En España fea su autor apunta al franquismo como la génesis de un modelo especulativo que siguió extendiéndose durante décadas posteriores y al que le debemos la degradación de nuestro litoral. “La peor de las consecuencias de ese régimen franquista fue que la democracia que siguió resultó aún más dañina para el territorio. Las inmoralidades de la democracia y del régimen de comunidades autónomas apuntan desde abajo, en los municipios, hasta las altas instituciones del Estado”. Como recoge Rubio, Felipe González “fue incapaz de conseguir que la defensa del interés colectivo se impusiese sobre el interés individual, y optó ya en 1983 por la vía neoliberal al pedir su Gobierno a los ayuntamientos ‘agilizar las licencias de obras’.
Andrés Rubio, citando al escritor Barry Lopez, habla de la naturaleza como “una antigua forma de conciencia humana, en la que la naturaleza no es un escenario ni un almacén de recursos naturales ni un capital inmobiliario ni una posesión, sino una continuación de la comunidad”.
Tenemos asumida la destrucción porque su resultado, en forma de edificios y adosados, forma parte de nuestro paisaje emocional. ¿Pero no cabría, al igual que se revisan las masculinidades, se contemplan nuevas formas de relaciones, se integran los modelos de familia no convencionales y las no normatividades de cuerpo y mente se normalizan, hacernos preguntas sobre nuestro veraneo?

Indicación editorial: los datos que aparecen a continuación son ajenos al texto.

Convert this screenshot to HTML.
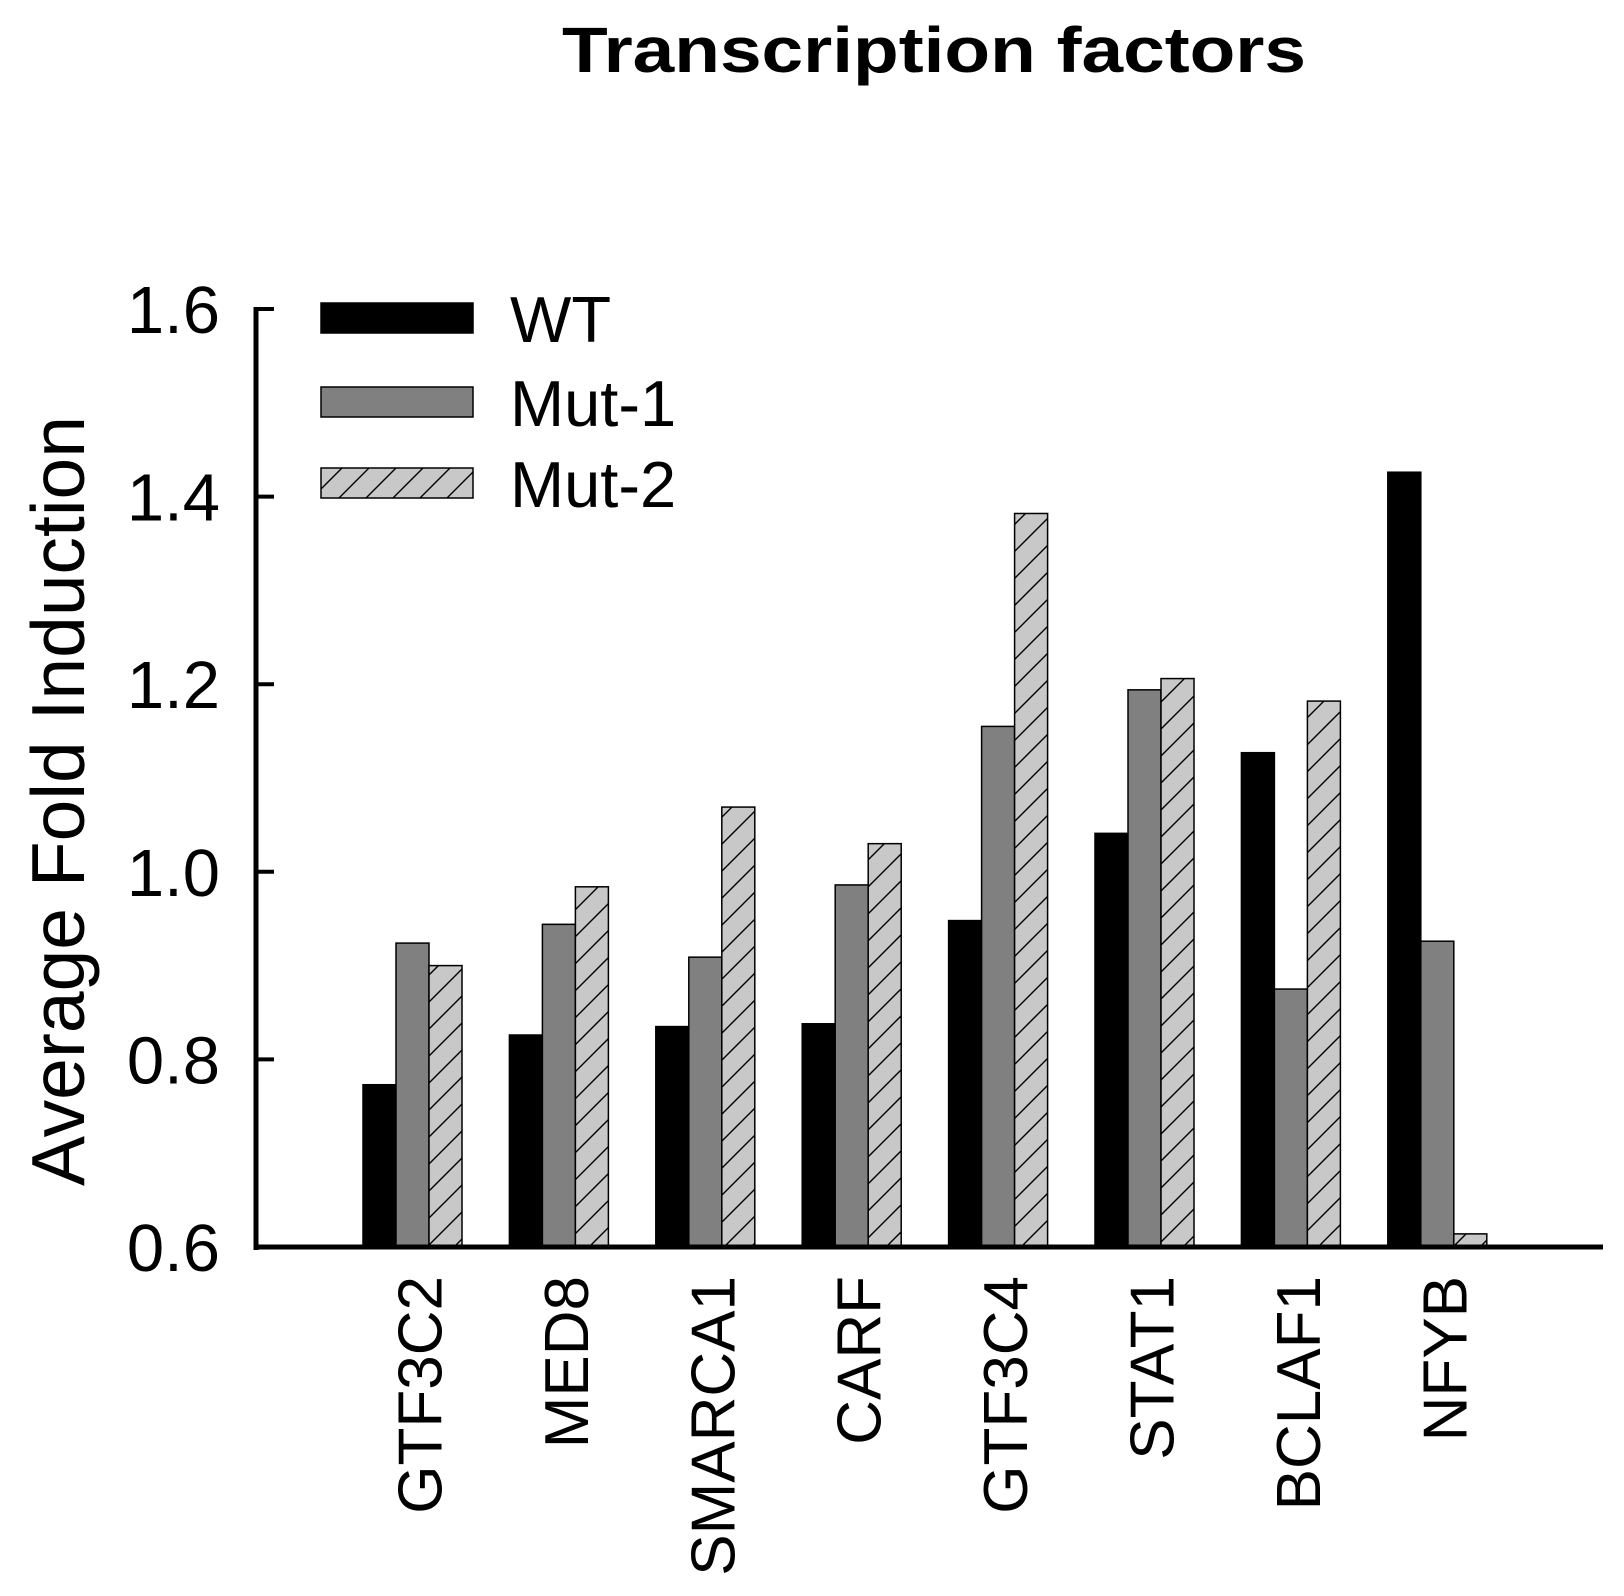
<!DOCTYPE html>
<html><head><meta charset="utf-8"><style>
html,body{margin:0;padding:0;background:#fff;}
svg{display:block;font-family:"Liberation Sans",Arial,sans-serif;}
</style></head><body>
<svg id="chart" width="1624" height="1596" viewBox="0 0 1624 1596" xmlns="http://www.w3.org/2000/svg">
<defs>
<pattern id="hatch" patternUnits="userSpaceOnUse" width="27" height="27">
<rect width="27" height="27" fill="#c8c8c8"/>
<path d="M-2,29 L29,-2 M-15,15 L15,-15 M12,42 L42,12" stroke="#000" stroke-width="1.4"/>
</pattern>
</defs>
<text x="934" y="72" text-anchor="middle" font-size="64" font-weight="bold" textLength="744" lengthAdjust="spacingAndGlyphs">Transcription factors</text>
<g id="plot"></g>
</svg>
<script>
const categories = ["GTF3C2","MED8","SMARCA1","CARF","GTF3C4","STAT1","BCLAF1","NFYB"];
const wtValues = [0.773,0.826,0.835,0.838,0.948,1.041,1.127,1.426];
const mut1Values = [0.924,0.944,0.909,0.986,1.155,1.194,0.875,0.926];
const mut2Values = [0.900,0.984,1.069,1.030,1.382,1.206,1.182,0.614];
const yTicks = [0.6,0.8,1.0,1.2,1.4,1.6];
const yTickLabels = ["0.6","0.8","1.0","1.2","1.4","1.6"];
const seriesNames = ["WT","Mut-1","Mut-2"];

const NS="http://www.w3.org/2000/svg";
const g=document.getElementById('plot');
const y0=1247, y1=309, vmin=0.6, vmax=1.6;
const yScale=v=>y0-(v-vmin)/(vmax-vmin)*(y0-y1);
const groupStart=363, groupStep=146.4, barW=33;
const xScale=(i,s)=>groupStart+i*groupStep+s*barW;
function mk(tag,attrs){const e=document.createElementNS(NS,tag);for(const k in attrs)e.setAttribute(k,attrs[k]);g.appendChild(e);return e;}
const fills=["#000","#808080","url(#hatch)"];
const series=[wtValues,mut1Values,mut2Values];
series.forEach((vals,s)=>{
  vals.forEach((v,i)=>{
    const yt=yScale(v);
    const r=mk('rect',{x:xScale(i,s),y:yt,width:barW,height:y0-yt,fill:fills[s],stroke:"#000","stroke-width":1.5});
    
    
  });
});
const ya=mk('line',{x1:256,y1:307,x2:256,y2:1250,stroke:"#000","stroke-width":5});


const xa=mk('line',{x1:254,y1:1247,x2:1603,y2:1247,stroke:"#000","stroke-width":5});


yTicks.forEach((t,i)=>{
  const yy=yScale(t);
  const tk=mk('line',{x1:256,y1:yy,x2:274,y2:yy,stroke:"#000","stroke-width":4});
  
  
  const tl=mk('text',{x:220,y:yy+24,"text-anchor":"end","font-size":67});
  tl.textContent=yTickLabels[i];
  
  
});
categories.forEach((c,i)=>{
  const cx=xScale(i,1.5);
  const t=mk('text',{x:0,y:0,"text-anchor":"end","font-size":62,transform:`translate(${cx+29},1276) rotate(-90)`});
  t.textContent=c;
  
  
});
const yt=mk('text',{x:0,y:0,"text-anchor":"middle","font-size":75,transform:"translate(84,801) rotate(-90)"});
yt.textContent="Average Fold Induction";


const legY=[303,387,468];
seriesNames.forEach((n,s)=>{
  const sw=mk('rect',{x:321,y:legY[s],width:152,height:30,fill:fills[s],stroke:"#000","stroke-width":1.5});
  
  
  const lt=mk('text',{x:510,y:legY[s]+39,"font-size":65});
  lt.textContent=n;
  
  
});
</script>
</body></html>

Rubio pone ejemplos del urbanismo que sí, como el caso del Camí de Cavalls en Menorca o el de los organismos que defienden los intereses del medio natural, como el Conservatorio del Litoral francés (CDL), un establecimiento público nacional francés cuya misión es asegurar la protección de 200 000 hectáreas sobre más de 750 zonas.
Cómo dice Clara Sáez, arquitecta y responsable de la plataforma Flat, “de la lectura de este libro surge la necesidad de, primero, una urgente toma de conciencia y, segundo, una estrategia que recorra todos los campos, de tipo pluridisciplinar, si queremos salvaguardar nuestro legado arquitectónico y paisajístico. O lo que quede de él”.